Showing posts with label frusteration. Show all posts
Showing posts with label frusteration. Show all posts

Wednesday, October 20, 2010

Fucking Work

so, story is that I'm having some anger right now. Here's why: I was in my last little bit of my shift today at work, and was super excited to get off. My coworker, who is closing the store tonight decided to go for break exactly a half an hour before I left. Our breaks are half an hour long, and I figured that he'd be back on time seeing as he knew that I would be off as soon as he got back. 5:30 rolled around and no sign of him. I took a deep breath and delt with a few more customers. Ten minuites later, he rolled in the door. As he came into my department, I was taking my apron off to leave. I looked at him, and said something along the lines of "You're late. Please don't be late"
I was tired, my feet hurt, and the customers were pissing me off. He looked me straight in the face and went "I'm not late. I left at ten after. Sorry"
I could have delt with it if he had just said "shit, I lost track of the time, I'm sorry" but no, he had to lie to me. And not just that, but he lied to me in a way that made me feel like I was the bad guy here, which I tell you, makes me want to punch a wall, or something to that effect.

So here's my question: why is it that everytime I've been angery about something, some man comes along and finds a way to make me feel as though its my fault? When did this start being ok?

Monday, January 18, 2010

Lumberjack'n it

Well, well, well, today, a bright new day, full of possibility, full of potential for new adventures, joys and friendships.

I call bullshit.

I started my day at 3 am, when I woke in an unexplained blind panic, only to realize, that because of the howling winds outside, my power had gone out. My alarm clock, serving to wake me up an hour and a half from then, for the opening shift at work, plugs into the wall, leaving me alarm-clock-less. Scrambling around my room, for my christmas-stocking'd battery powered alarm clock in the dark, resulted in my stepping on two thumbtacks. Joy and happiness, right?
So, I find my other alarm clock, crawl back into bed, and pass out for that last blissful hour before I have to offically wake up for the day.
4:45 in the morning, and I'm woken for the second time by the ever increasing insistant beeping of my new red alarm clock. Time to get up for work.
I haul ass, pulling on my black pants, white button down, stuffing my tie in my bag, in a simple recognition that I am not yet awake enough to tie it properly. I creep upstairs, attempting stealth, so as to not wake my family too early. I eat something, and realize that I'm going to have to go coffee-less at least until I get to work, because the power STILL hasnt come back on.
Now, 5:30, and I'm leaving. I stumble blindly out to the car, without the usual friendly aide of our exterior lampost. In the car, I jet out, driving carefully, but with enough speed to get to work early enough for me to drink some coffee, and to fix my bloody tie. Five minutes into my drive, I realize that that was a ridiclous expectation.
Why, you ask, was it such a ridiclous hope? Well, let me tell you, that the road, because of the power-outing wind, was littered with branches, transforming into a winding carpet of green, camoflauging fallen trees.
About those trees. Hydro and Highways had come along earlier and chopped them up into 3 foot (or 1 metre.... I'm Canadian, but I prefer feet to metres, call me crazy) sections. They did not, however, think to remove those three foot sections from the road. This lack of foresight resulted in my stopping, getting out of my nice warm car, into the driving wind and rain, and lumberjacking those sections of log off of the road every few minutes.

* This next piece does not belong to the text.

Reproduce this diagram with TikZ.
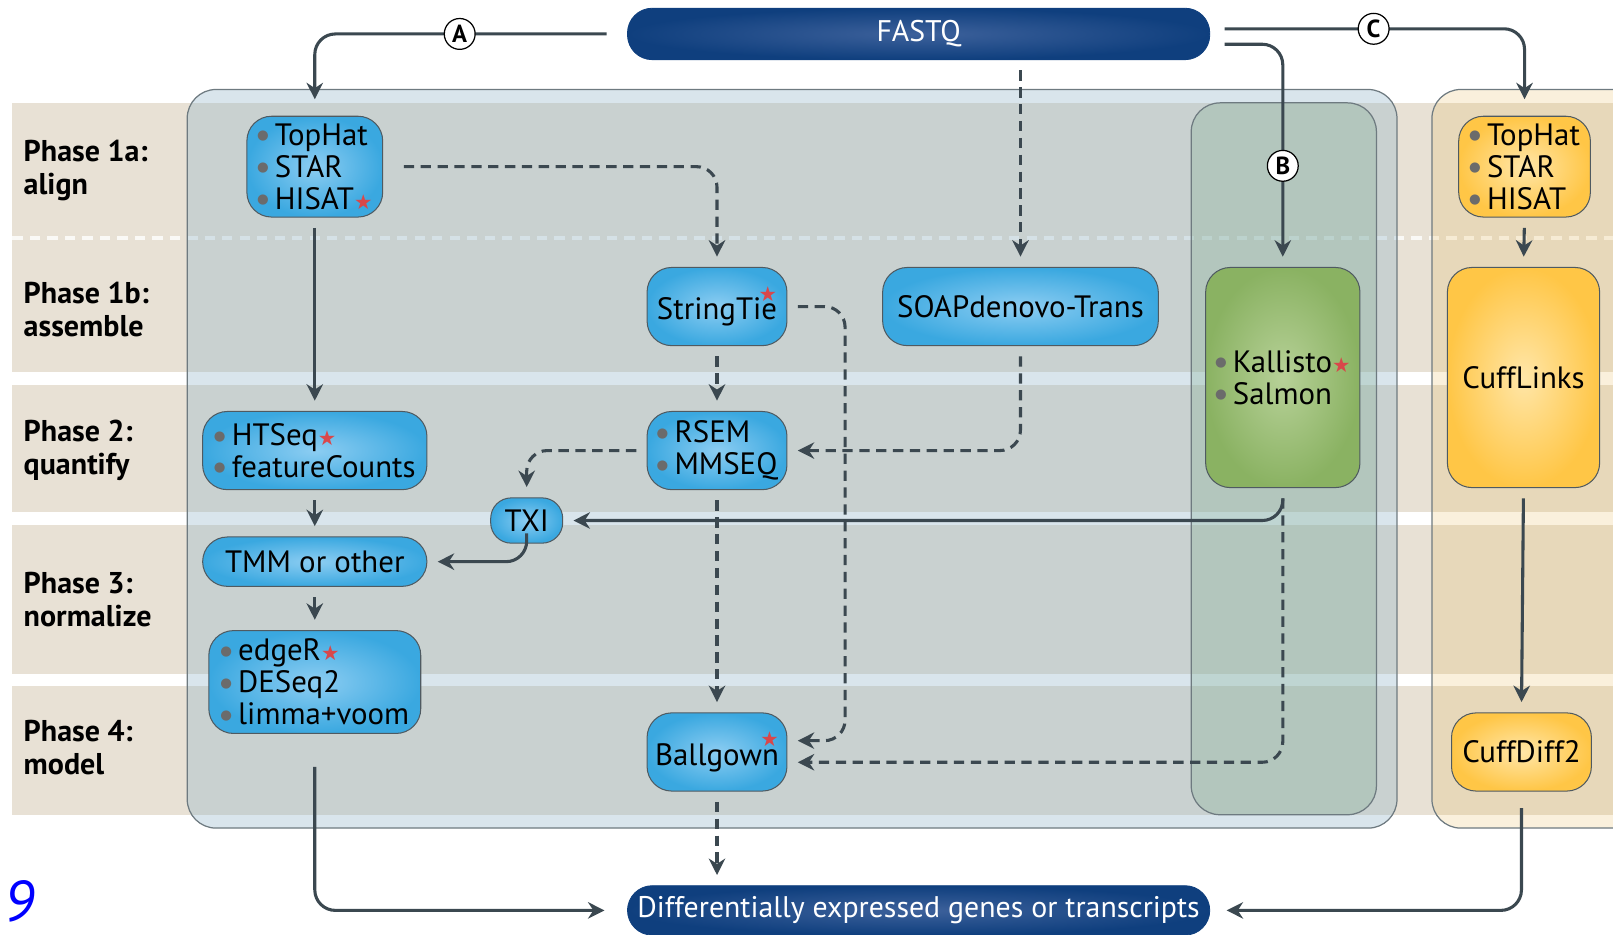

Epic story to tell to tell over a shot or three with the pals? Yes.
Real-life, Early-morning bummer? Oh yes, most definitly.
Freaking Priceless? I'd like to think so...



Now, I'm back from work, having survived my 6:00-2:30 shift, a consultation for my very first tattoo, and my very first visit to Opt (my local sexual health clinic... getting the pill :), and am sitting in my room, with, HURRAY, finally, the power back on, 18 hours later, writing my first frusteration-born blog... all in all, a frusteratingly good day.